## INFORMATION PROVIDED:
..........
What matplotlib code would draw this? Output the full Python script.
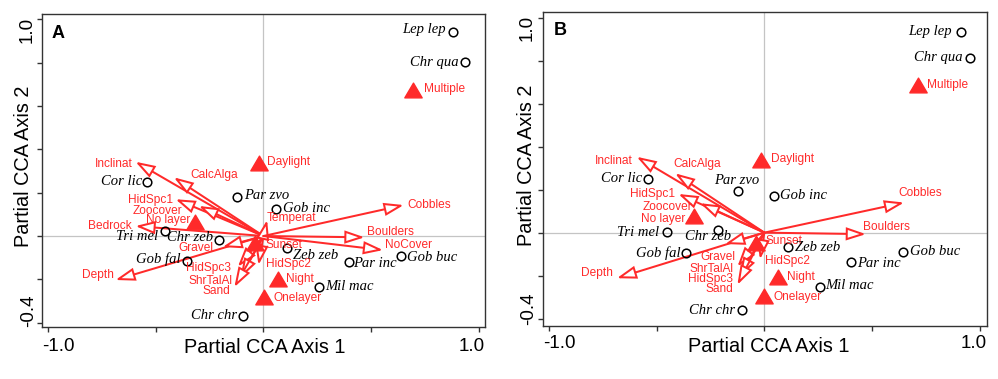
import matplotlib
matplotlib.use("Agg")
import matplotlib.pyplot as plt
from matplotlib.patches import FancyArrowPatch, ArrowStyle
from matplotlib.path import Path
import numpy as np

plt.rcParams['font.family'] = ['Liberation Sans', 'DejaVu Sans']

RED = '#ff2a2a'

# ---------------- Panel A data ----------------
A_species = ['Lep lep', 'Chr qua', 'Cor lic', 'Par zvo', 'Gob inc', 'Tri mel', 'Chr zeb',
             'Gob fal', 'Chr chr', 'Zeb zeb', 'Par inc', 'Gob buc', 'Mil mac']
A_species_x = [0.879, 0.933, -0.540, -0.122, 0.060, -0.458, -0.207, -0.357, -0.096, 0.107, 0.396, 0.639, 0.257]
A_species_y = [0.944, 0.802, 0.251, 0.182, 0.125, 0.025, -0.018, -0.114, -0.370, -0.057, -0.122, -0.091, -0.234]

A_cent = ['Multiple', 'Daylight', 'No layer', 'Sunset', 'Night', 'Onelayer']
A_cent_x = [0.693, -0.022, -0.319, -0.037, 0.066, 0.001]
A_cent_y = [0.674, 0.336, 0.066, -0.034, -0.200, -0.280]

A_env = ['Inclinat', 'CalcAlga', 'HidSpc1', 'Zoocover', 'Bedrock', 'Depth', 'Gravel', 'HidSpc3',
         'ShrTalAl', 'Sand', 'HidSpc2', 'Temperat', 'Cobbles', 'Boulders', 'NoCover']
A_env_x = [-0.594, -0.416, -0.408, -0.300, -0.594, -0.687, -0.190, -0.119, -0.107, -0.135, -0.023, 0.017, 0.651, 0.469, 0.555]
A_env_y = [0.343, 0.271, 0.170, 0.139, 0.046, -0.203, -0.051, -0.142, -0.194, -0.236, -0.134, 0.074, 0.143, -0.006, -0.065]

# ---------------- Panel B data ----------------
B_species = ['Lep lep', 'Chr qua', 'Cor lic', 'Par zvo', 'Gob inc', 'Tri mel', 'Chr zeb',
             'Gob fal', 'Chr chr', 'Zeb zeb', 'Gob buc', 'Par inc', 'Mil mac']
B_species_x = [0.911, 0.954, -0.538, -0.123, 0.045, -0.452, -0.216, -0.364, -0.105, 0.111, 0.644, 0.400, 0.258]
B_species_y = [0.935, 0.814, 0.250, 0.195, 0.172, 0.002, 0.013, -0.093, -0.360, -0.065, -0.088, -0.138, -0.251]

B_cent = ['Multiple', 'Daylight', 'No layer', 'Sunset', 'Night', 'Onelayer']
B_cent_x = [0.711, -0.017, -0.325, -0.038, 0.062, -0.001]
B_cent_y = [0.687, 0.338, 0.078, -0.048, -0.205, -0.294]

B_env = ['Inclinat', 'CalcAlga', 'HidSpc1', 'Zoocover', 'Depth', 'Gravel', 'ShrTalAl',
         'HidSpc3', 'Sand', 'HidSpc2', 'Cobbles', 'Boulders']
B_env_x = [-0.592, -0.414, -0.399, -0.298, -0.684, -0.182, -0.125, -0.116, -0.125, -0.020, 0.648, 0.471]
B_env_y = [0.353, 0.276, 0.180, 0.137, -0.212, -0.053, -0.158, -0.207, -0.243, -0.124, 0.140, -0.007]

xticks = [-1.0, -0.5, 0.0, 0.5, 1.0]
yticks = [-0.4, -0.2, 0.0, 0.2, 0.4, 0.6, 0.8, 1.0]

# ---------------- label placement (pixel offsets, ha) ----------------
A_sp_off = {'Lep lep': (-7, 2, 'right'), 'Chr qua': (-6, 0, 'right'), 'Cor lic': (-5, 0, 'right'),
            'Par zvo': (6.5, 1, 'left'), 'Gob inc': (6.5, 0.7, 'left'), 'Tri mel': (-6.3, -6, 'right'),
            'Chr zeb': (-5.3, 2.7, 'right'), 'Gob fal': (-6, 1.7, 'right'), 'Chr chr': (-5.3, 1, 'right'),
            'Zeb zeb': (6, -7.4, 'left'), 'Par inc': (4.7, -1, 'left'), 'Gob buc': (6.3, -2, 'left'),
            'Mil mac': (6.7, 0, 'left')}
A_ce_off = {'Multiple': (10.7, 0.7, 'left'), 'Daylight': (8.7, 1, 'left'), 'No layer': (-4.3, 1.7, 'right'),
            'Sunset': (10, -1.7, 'left'), 'Night': (8.7, 0, 'left'), 'Onelayer': (9.7, -1, 'left')}
A_env_off = {'Inclinat': (-2.3, -2.6, 'right'), 'CalcAlga': (16.7, 2.3, 'left'), 'HidSpc1': (-3, -0.7, 'right'),
             'Zoocover': (-16.3, -4.7, 'right'), 'Bedrock': (-4, 0, 'right'), 'Depth': (-2, 5, 'right'),
             'Gravel': (-9, -0.7, 'right'), 'HidSpc3': (-7.3, -1.6, 'right'), 'ShrTalAl': (-8, -2.7, 'right'),
             'Sand': (-4, -3.7, 'right'), 'HidSpc2': (7, 0.7, 'left'), 'Temperat': (0, 1.7, 'left'),
             'Cobbles': (3.7, 0, 'left'), 'Boulders': (2, 5.6, 'left'), 'NoCover': (2.3, 5, 'left')}

B_sp_off = {'Lep lep': (-8.7, 0, 'right'), 'Chr qua': (-7, 0, 'right'), 'Cor lic': (-6.3, 0, 'right'),
            'Par zvo': (-1, 10.7, 'center'), 'Gob inc': (6, 0, 'left'), 'Tri mel': (-8, 0, 'right'),
            'Chr zeb': (-10, -6.7, 'center'), 'Gob fal': (-5.7, 0, 'right'), 'Chr chr': (-6.7, 0, 'right'),
            'Zeb zeb': (6.7, -1, 'left'), 'Gob buc': (6.7, 0, 'left'), 'Par inc': (6.3, -1, 'left'),
            'Mil mac': (5, 0.7, 'left')}
B_ce_off = {'Multiple': (9.6, 0, 'left'), 'Daylight': (10, 0.7, 'left'), 'No layer': (-9.3, -3.3, 'right'),
            'Sunset': (9, 2, 'left'), 'Night': (9.3, 0, 'left'), 'Onelayer': (9, -1.3, 'left')}
B_env_off = {'Inclinat': (-3.7, -4.3, 'right'), 'CalcAlga': (-2, 9, 'left'), 'HidSpc1': (-3, -0.3, 'right'),
             'Zoocover': (-8, -4, 'right'), 'Depth': (-3.7, 5.6, 'right'), 'Gravel': (10, -13.3, 'right'),
             'ShrTalAl': (-4.3, -2.6, 'right'), 'HidSpc3': (-6, -1.7, 'right'), 'Sand': (-4.3, -4.3, 'right'),
             'HidSpc2': (5, -1.4, 'left'), 'Cobbles': (-6, 9.4, 'left'), 'Boulders': (-3, 7.6, 'left')}

tri_marker = Path([(-1, -0.85), (1, -0.85), (0, 0.85), (-1, -0.85)],
                  [Path.MOVETO, Path.LINETO, Path.LINETO, Path.CLOSEPOLY])

fig = plt.figure(figsize=(9.98, 3.79), dpi=100)
W, H = 998, 379


def make_ax(left, right, top, bottom):
    return fig.add_axes([left / W, 1 - bottom / H, (right - left) / W, (bottom - top) / H])


def draw_panel(ax, letter, sp, spx, spy, sp_off, ce, cex, cey, ce_off, env, envx, envy, env_off,
               xlim, ylim, ylab_pos, xlab_pos, tl):
    ax.set_xlim(*xlim)
    ax.set_ylim(*ylim)
    ax.axhline(0, color='#c4c4c4', lw=0.9, zorder=0)
    ax.axvline(0, color='#c4c4c4', lw=0.9, zorder=0)

    style = ArrowStyle('-|>', head_length=11.5, head_width=3.8)
    for name, x, y in zip(env, envx, envy):
        ar = FancyArrowPatch((0, 0), (x, y), arrowstyle=style, mutation_scale=1,
                             shrinkA=0, shrinkB=0, lw=1.45, ec=RED, fc='white',
                             joinstyle='miter', zorder=3)
        ax.add_patch(ar)
        dx, dy, ha = env_off[name]
        ax.annotate(name, (x, y), xytext=(dx, dy), textcoords='offset pixels',
                    ha=ha, va='center', color=RED, fontsize=8.6, zorder=5)

    ax.plot(cex, cey, linestyle='none', marker=tri_marker, ms=12.5, color=RED, mec=RED, zorder=4)
    for name, x, y in zip(ce, cex, cey):
        dx, dy, ha = ce_off[name]
        ax.annotate(name, (x, y), xytext=(dx, dy), textcoords='offset pixels',
                    ha=ha, va='center', color=RED, fontsize=8.6, zorder=5)

    ax.plot(spx, spy, linestyle='none', marker='o', ms=6.2, mfc='none', mec='black', mew=1.1, zorder=4)
    for name, x, y in zip(sp, spx, spy):
        dx, dy, ha = sp_off[name]
        ax.annotate(name, (x, y), xytext=(dx, dy), textcoords='offset pixels',
                    ha=ha, va='center', color='black', fontsize=10.5, style='italic',
                    family=['Liberation Serif', 'DejaVu Serif'], zorder=5)

    ax.set_xticks(xticks)
    ax.set_yticks(yticks)
    ax.set_xticklabels([])
    ax.set_yticklabels([])
    ax.tick_params(direction='out', length=3.5, width=1.0, color='#333333')
    for s in ax.spines.values():
        s.set_color('#333333')
        s.set_linewidth(1.0)

    # end tick labels
    t = ax.transAxes
    ax.text(0.0, tl[0], '-1.0', transform=t, ha='left', va='center', fontsize=13.5)
    ax.text(1.0, tl[0], '1.0', transform=t, ha='right', va='center', fontsize=13.5)
    ax.text(tl[1], tl[2], '1.0', transform=t, ha='center', va='top', rotation=90, fontsize=13.5)
    ax.text(tl[3], tl[4], '-0.4', transform=t, ha='center', va='bottom', rotation=90, fontsize=13.5)

    ax.text(ylab_pos[0], ylab_pos[1], 'Partial CCA Axis 2', transform=t, rotation=90,
            ha='center', va='center', fontsize=14.3)
    ax.text(xlab_pos[0], xlab_pos[1], 'Partial CCA Axis 1', transform=t,
            ha='center', va='center', fontsize=14.3)
    ax.text(0.023, 0.966, letter, transform=t, ha='left', va='top', fontsize=13, fontweight='bold')


axA = make_ax(41.7, 485, 14, 327)
draw_panel(axA, 'A', A_species, A_species_x, A_species_y, A_sp_off,
           A_cent, A_cent_x, A_cent_y, A_ce_off, A_env, A_env_x, A_env_y, A_env_off,
           (-1.029, 1.028), (-0.420, 1.025), (-0.040, 0.514), (0.504, -0.067),
           (-0.061, -0.033, 0.990, -0.030, 0.0))

axB = make_ax(543.3, 986.7, 11.7, 325.7)
draw_panel(axB, 'B', B_species, B_species_x, B_species_y, B_sp_off,
           B_cent, B_cent_x, B_cent_y, B_ce_off, B_env, B_env_x, B_env_y, B_env_off,
           (-1.025, 1.031), (-0.433, 1.028), (-0.039, 0.512), (0.509, -0.066),
           (-0.058, -0.036, 0.989, -0.033, 0.002))

fig.savefig('out.png', dpi=100)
..........
## YOUR INSTRUCTIONS:
Set down again, exactly, the lines of the material above from its first line to the one with "A_cent_y = [0.674, 0.336, 0.066, -0.034, -0.200, -0.280]", inclusive. Leave the pictures out.

## SOLUTION TO THIS PROBLEM:
What matplotlib code would draw this? Output the full Python script.
import matplotlib
matplotlib.use("Agg")
import matplotlib.pyplot as plt
from matplotlib.patches import FancyArrowPatch, ArrowStyle
from matplotlib.path import Path
import numpy as np

plt.rcParams['font.family'] = ['Liberation Sans', 'DejaVu Sans']

RED = '#ff2a2a'

# ---------------- Panel A data ----------------
A_species = ['Lep lep', 'Chr qua', 'Cor lic', 'Par zvo', 'Gob inc', 'Tri mel', 'Chr zeb',
             'Gob fal', 'Chr chr', 'Zeb zeb', 'Par inc', 'Gob buc', 'Mil mac']
A_species_x = [0.879, 0.933, -0.540, -0.122, 0.060, -0.458, -0.207, -0.357, -0.096, 0.107, 0.396, 0.639, 0.257]
A_species_y = [0.944, 0.802, 0.251, 0.182, 0.125, 0.025, -0.018, -0.114, -0.370, -0.057, -0.122, -0.091, -0.234]

A_cent = ['Multiple', 'Daylight', 'No layer', 'Sunset', 'Night', 'Onelayer']
A_cent_x = [0.693, -0.022, -0.319, -0.037, 0.066, 0.001]
A_cent_y = [0.674, 0.336, 0.066, -0.034, -0.200, -0.280]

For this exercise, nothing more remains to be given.